The view of Ghajar from the Upper Galilee
The view of Ghajar from the Upper GalileeIsrael news photo: Tzvi Ben Gedalyahu

The arrest Sunday night of four suspected heroin smugglers near the northern border village of Ghajar highlights the dilemma of a town that is claimed by three countries. The drug gang was caught trying to bring into Israel 5.5 kilograms (12.1 pounds) of a substance believed to be heroin.  

Drug smuggling is one of the prime sources of income for the Hizbullah terrorist organization in Lebanon, where most of the world’s heroin is believed to be processed.

Most of the residents of Ghajar are in the bizarre situation of having ancestral ties with Syria, holding Israeli citizenship by choice and being threatened with becoming part of Lebanon if Israel confirms increasing rumors that it will agree to withdraw from the area. Hizbullah and Lebanon have declared that the Israeli presence in the tiny village is a threat to Lebanese security.
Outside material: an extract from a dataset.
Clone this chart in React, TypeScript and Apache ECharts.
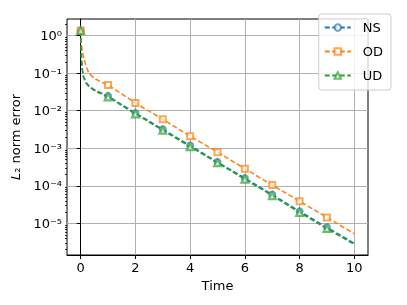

However, most of the villagers feel their security will be threatened if Israel were to relinquish control of the area, which was restored to the Jewish State in the Six-Day War in 1967. Ghajar developed northward after Israel handed over the land to Lebanon's army as part of the “Good Fence” policy in the late 1970s.
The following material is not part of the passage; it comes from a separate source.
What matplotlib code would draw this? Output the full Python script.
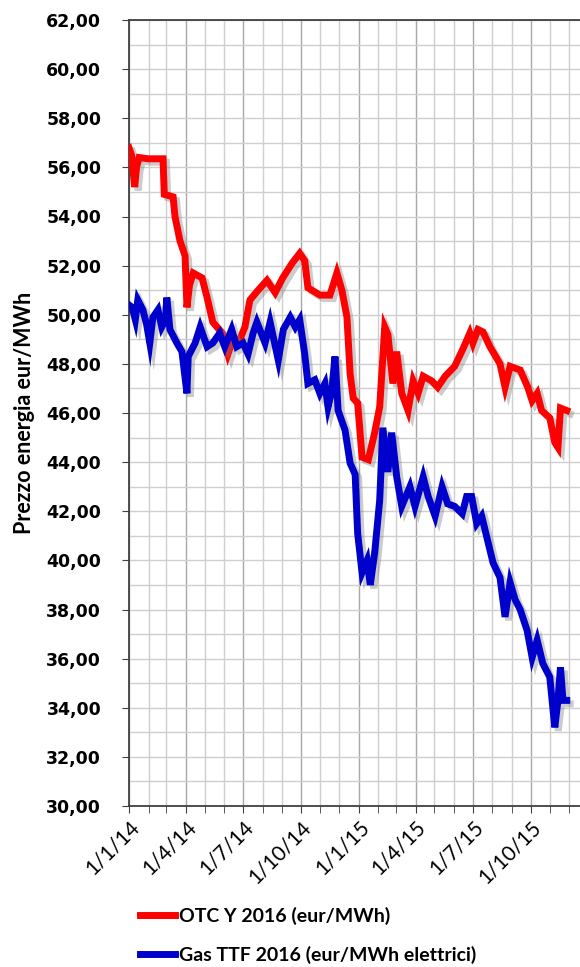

Unlike Druze residents of the neighboring Golan Heights, Ghajar residents petitioned Israel in 1981 for citizenship.

After then-Prime Minister Ehud Barak ordered the sudden withdrawal of the IDF from southern Lebanon in 2000, the southern part of the village remained in Israel’s hands while the northern part became part of Lebanon, based on the United Nations demarcation of the so-called “Blue Line” that officially defines two-thirds of the land as being in Syria.

Israel again took over the northern part in the Second Lebanon War, but the possibility of an Israeli surrender leaves the villagers in a quandary.

'The UN Mistake'

"The U.N. made a huge mistake when they demarcated the Blue Line," village leader Najib Khatib told The Media Line, a Middle East news agency. "They based it on maps from 1923, way before Israel even existed. This is a Syrian village. Nobody wants this [division]. They are going to divide families, take mothers from their kids. We have no problem if Israel wants to return the entire village to Lebanon. The entire village is one big family and we won't let the U.N. come in just to divide us."

Village leaders say the town and its residents’ heritage is Syrian, despite their location in Lebanon and many of the residents' holding Israeli citizenship.

They don't give us problems"

However, many of Ghajar’s Israeli citizens prefer the treatment they receive from the Jewish State over that of Lebanon, which is dominated by Hizbullah in the south, or from Syria. “They don't give us problems," a local school teacher, who asked to remain anonymous, told The Media Line. "We are Israeli citizens and we can go in and out as we like. The problem is they keep changing their minds about the village's status."

The United Nations Interim Forces in Lebanon (UNIFIL) plan for Israel to withdraw, possible this month, according to Lebanese media sources. UNIFIL would deploy 12 peacekeepers in addition to three Lebanese army soldiers and an officer in the northern part of the village, on condition that movements within the town are not restricted.

Several hundred villagers recently demonstrated against the U.N. plan and rumored Israeli withdrawal, which would leave UNIFIL in charge of security beyond the fence that separates Ghajar from the Hizbullah-controlled territory. The international forces have allowed Hizbullah to smuggle thousands of rockets into southern Lebanon since the United Nations Security Council Resolution 1701 ended the Second Lebanon War. Lebanon and Hizbullah demand that Israel surrender Ghajar in accordance with the same resolution.

This week’s drug bust leaves the residents in the same quandary of being Israeli citizens fearful of Hizbullah in Lebanon while considering themselves Syrians, whose country has tightened its dominance of Lebanon through its ties with Iran and Hizbullah.